Charts and diagrams as code:
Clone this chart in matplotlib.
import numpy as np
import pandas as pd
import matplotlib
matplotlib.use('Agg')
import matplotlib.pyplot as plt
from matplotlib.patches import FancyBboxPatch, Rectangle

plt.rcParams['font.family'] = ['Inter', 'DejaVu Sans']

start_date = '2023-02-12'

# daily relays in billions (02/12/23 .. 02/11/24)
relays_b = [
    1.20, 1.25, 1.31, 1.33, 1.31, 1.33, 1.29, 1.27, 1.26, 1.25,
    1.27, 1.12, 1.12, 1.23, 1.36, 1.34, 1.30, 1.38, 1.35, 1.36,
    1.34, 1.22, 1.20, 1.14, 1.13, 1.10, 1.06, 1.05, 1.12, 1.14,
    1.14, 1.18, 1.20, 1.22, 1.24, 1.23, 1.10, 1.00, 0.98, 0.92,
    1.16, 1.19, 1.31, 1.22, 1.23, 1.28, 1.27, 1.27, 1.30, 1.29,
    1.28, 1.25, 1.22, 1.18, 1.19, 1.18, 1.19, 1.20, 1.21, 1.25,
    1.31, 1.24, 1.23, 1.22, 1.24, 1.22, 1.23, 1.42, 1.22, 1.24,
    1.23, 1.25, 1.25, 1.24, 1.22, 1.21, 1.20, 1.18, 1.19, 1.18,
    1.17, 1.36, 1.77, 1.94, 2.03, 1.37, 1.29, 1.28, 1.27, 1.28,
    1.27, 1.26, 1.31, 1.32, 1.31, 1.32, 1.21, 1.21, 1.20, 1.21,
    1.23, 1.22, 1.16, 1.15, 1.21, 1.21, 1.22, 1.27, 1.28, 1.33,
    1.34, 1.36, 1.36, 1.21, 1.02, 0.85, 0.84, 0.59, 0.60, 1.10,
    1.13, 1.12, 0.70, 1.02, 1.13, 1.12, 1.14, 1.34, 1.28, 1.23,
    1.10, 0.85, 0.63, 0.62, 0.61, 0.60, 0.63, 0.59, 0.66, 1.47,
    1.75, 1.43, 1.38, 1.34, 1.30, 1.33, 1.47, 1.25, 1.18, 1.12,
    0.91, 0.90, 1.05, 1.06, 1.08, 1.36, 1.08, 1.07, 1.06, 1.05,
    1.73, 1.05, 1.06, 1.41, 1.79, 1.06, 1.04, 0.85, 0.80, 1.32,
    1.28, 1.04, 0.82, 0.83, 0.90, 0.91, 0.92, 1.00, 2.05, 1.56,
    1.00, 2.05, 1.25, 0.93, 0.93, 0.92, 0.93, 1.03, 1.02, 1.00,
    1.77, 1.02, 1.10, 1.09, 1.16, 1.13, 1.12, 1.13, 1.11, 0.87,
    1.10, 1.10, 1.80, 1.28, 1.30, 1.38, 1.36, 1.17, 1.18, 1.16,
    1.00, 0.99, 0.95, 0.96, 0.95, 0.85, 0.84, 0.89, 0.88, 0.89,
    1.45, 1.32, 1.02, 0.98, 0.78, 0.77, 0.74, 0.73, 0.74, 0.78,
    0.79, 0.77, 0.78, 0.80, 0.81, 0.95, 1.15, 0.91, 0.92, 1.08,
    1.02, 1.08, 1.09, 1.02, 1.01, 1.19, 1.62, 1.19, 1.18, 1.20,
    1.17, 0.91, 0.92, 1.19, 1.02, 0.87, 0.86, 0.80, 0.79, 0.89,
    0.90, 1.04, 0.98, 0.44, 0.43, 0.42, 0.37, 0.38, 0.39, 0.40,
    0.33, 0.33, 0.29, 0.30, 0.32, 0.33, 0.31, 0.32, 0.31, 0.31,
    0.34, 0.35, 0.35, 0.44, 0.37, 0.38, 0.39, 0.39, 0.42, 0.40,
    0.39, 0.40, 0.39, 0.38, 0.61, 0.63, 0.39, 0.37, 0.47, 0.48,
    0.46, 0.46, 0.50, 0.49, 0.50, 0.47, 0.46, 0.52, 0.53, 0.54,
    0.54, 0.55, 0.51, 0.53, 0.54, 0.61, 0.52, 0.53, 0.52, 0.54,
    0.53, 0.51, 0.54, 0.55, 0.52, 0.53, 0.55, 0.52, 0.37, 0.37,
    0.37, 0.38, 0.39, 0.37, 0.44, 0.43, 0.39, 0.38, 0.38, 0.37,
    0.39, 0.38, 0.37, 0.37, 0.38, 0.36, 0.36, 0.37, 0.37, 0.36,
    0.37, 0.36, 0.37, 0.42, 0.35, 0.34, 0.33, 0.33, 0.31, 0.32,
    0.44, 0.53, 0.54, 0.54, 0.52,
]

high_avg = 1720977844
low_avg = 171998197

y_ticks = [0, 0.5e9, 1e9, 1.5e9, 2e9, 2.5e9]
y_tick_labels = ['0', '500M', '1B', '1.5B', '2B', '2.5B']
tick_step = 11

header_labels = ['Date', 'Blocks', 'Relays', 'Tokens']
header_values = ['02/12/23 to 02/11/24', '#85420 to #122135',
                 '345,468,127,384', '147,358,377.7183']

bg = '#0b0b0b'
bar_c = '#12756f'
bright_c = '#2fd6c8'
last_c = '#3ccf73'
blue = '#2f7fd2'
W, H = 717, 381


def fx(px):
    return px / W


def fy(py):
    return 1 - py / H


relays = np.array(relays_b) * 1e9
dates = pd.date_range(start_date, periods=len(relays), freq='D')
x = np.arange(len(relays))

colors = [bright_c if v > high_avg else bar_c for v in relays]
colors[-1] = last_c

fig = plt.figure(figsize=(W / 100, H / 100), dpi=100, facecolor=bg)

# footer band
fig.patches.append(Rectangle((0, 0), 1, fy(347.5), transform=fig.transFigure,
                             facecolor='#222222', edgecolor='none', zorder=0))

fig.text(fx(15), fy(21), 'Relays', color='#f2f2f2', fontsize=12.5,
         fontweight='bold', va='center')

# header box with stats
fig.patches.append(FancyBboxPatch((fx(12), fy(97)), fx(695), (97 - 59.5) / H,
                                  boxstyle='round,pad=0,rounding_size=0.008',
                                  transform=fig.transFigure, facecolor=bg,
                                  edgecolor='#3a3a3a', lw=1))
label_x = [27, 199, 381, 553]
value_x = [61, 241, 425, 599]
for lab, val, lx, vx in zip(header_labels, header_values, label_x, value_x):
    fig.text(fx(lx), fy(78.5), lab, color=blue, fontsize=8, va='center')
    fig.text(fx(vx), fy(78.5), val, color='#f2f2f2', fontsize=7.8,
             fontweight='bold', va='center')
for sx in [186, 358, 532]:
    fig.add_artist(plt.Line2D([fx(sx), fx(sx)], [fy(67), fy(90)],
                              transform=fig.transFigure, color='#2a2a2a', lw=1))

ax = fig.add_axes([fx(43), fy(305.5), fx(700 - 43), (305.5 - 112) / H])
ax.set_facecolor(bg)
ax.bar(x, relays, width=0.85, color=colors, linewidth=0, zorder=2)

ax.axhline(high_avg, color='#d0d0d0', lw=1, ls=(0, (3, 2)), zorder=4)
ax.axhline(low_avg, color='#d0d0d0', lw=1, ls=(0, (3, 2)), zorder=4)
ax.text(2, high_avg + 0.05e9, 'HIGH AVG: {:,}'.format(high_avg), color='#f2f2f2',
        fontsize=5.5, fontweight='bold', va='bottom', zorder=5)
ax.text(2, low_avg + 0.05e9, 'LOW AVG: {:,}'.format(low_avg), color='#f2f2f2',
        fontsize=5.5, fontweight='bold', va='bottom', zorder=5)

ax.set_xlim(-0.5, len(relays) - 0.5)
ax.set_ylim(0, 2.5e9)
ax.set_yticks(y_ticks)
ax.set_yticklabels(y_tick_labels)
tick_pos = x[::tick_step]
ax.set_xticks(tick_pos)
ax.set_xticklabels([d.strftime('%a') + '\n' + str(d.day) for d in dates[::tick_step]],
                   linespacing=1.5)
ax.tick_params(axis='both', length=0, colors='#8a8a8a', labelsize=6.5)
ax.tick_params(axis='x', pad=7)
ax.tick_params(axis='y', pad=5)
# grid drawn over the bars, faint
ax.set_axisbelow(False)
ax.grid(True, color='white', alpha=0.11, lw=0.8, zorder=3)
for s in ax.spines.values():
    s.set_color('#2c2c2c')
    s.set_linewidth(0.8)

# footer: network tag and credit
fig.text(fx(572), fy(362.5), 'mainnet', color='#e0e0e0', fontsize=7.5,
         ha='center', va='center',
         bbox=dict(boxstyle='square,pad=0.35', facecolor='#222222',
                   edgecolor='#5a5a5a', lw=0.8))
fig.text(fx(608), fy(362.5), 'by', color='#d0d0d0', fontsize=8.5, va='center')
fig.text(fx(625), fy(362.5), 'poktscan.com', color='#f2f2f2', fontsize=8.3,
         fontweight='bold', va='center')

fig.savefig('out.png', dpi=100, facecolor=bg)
...
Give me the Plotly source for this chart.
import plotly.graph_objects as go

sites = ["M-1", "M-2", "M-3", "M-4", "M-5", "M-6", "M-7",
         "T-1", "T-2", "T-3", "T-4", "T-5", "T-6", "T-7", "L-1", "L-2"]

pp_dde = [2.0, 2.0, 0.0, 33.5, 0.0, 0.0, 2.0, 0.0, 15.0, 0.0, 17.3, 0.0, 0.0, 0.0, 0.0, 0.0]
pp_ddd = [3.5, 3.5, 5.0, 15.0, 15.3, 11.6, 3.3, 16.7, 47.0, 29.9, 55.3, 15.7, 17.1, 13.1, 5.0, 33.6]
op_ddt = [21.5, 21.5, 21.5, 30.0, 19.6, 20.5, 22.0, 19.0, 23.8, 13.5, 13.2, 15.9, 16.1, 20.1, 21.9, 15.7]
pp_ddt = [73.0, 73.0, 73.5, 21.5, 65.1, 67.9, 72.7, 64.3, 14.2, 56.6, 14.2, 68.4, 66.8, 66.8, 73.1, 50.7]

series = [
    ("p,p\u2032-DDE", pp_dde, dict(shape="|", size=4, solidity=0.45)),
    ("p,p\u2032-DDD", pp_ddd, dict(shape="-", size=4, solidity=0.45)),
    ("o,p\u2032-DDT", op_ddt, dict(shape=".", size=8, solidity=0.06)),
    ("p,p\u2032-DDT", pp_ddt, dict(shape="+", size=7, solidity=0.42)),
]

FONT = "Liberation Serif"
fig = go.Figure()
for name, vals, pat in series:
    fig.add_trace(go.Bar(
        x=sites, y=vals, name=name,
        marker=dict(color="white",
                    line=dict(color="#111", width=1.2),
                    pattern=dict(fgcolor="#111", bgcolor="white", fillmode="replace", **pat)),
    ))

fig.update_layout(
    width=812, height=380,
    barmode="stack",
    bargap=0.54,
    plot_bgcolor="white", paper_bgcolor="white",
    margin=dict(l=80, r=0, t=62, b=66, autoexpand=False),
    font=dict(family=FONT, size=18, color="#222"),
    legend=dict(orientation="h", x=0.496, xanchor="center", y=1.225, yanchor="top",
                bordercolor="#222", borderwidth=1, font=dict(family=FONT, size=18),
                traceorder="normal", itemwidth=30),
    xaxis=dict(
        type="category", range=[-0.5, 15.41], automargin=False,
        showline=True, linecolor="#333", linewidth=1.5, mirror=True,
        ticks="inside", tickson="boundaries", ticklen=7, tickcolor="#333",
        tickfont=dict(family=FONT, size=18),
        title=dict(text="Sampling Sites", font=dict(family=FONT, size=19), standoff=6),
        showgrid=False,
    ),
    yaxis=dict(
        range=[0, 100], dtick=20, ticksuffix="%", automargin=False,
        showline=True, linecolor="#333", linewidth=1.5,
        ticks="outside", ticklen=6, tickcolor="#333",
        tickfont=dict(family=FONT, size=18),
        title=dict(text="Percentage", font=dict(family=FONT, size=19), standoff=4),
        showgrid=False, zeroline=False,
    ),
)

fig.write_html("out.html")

Directions: Start at the line with "Clone this chart in matplotlib.", stop at the line with "start_date = '2023-02-12'", and return every line in that stretch exactly, those two included.

Task result:
Clone this chart in matplotlib.
import numpy as np
import pandas as pd
import matplotlib
matplotlib.use('Agg')
import matplotlib.pyplot as plt
from matplotlib.patches import FancyBboxPatch, Rectangle

plt.rcParams['font.family'] = ['Inter', 'DejaVu Sans']

start_date = '2023-02-12'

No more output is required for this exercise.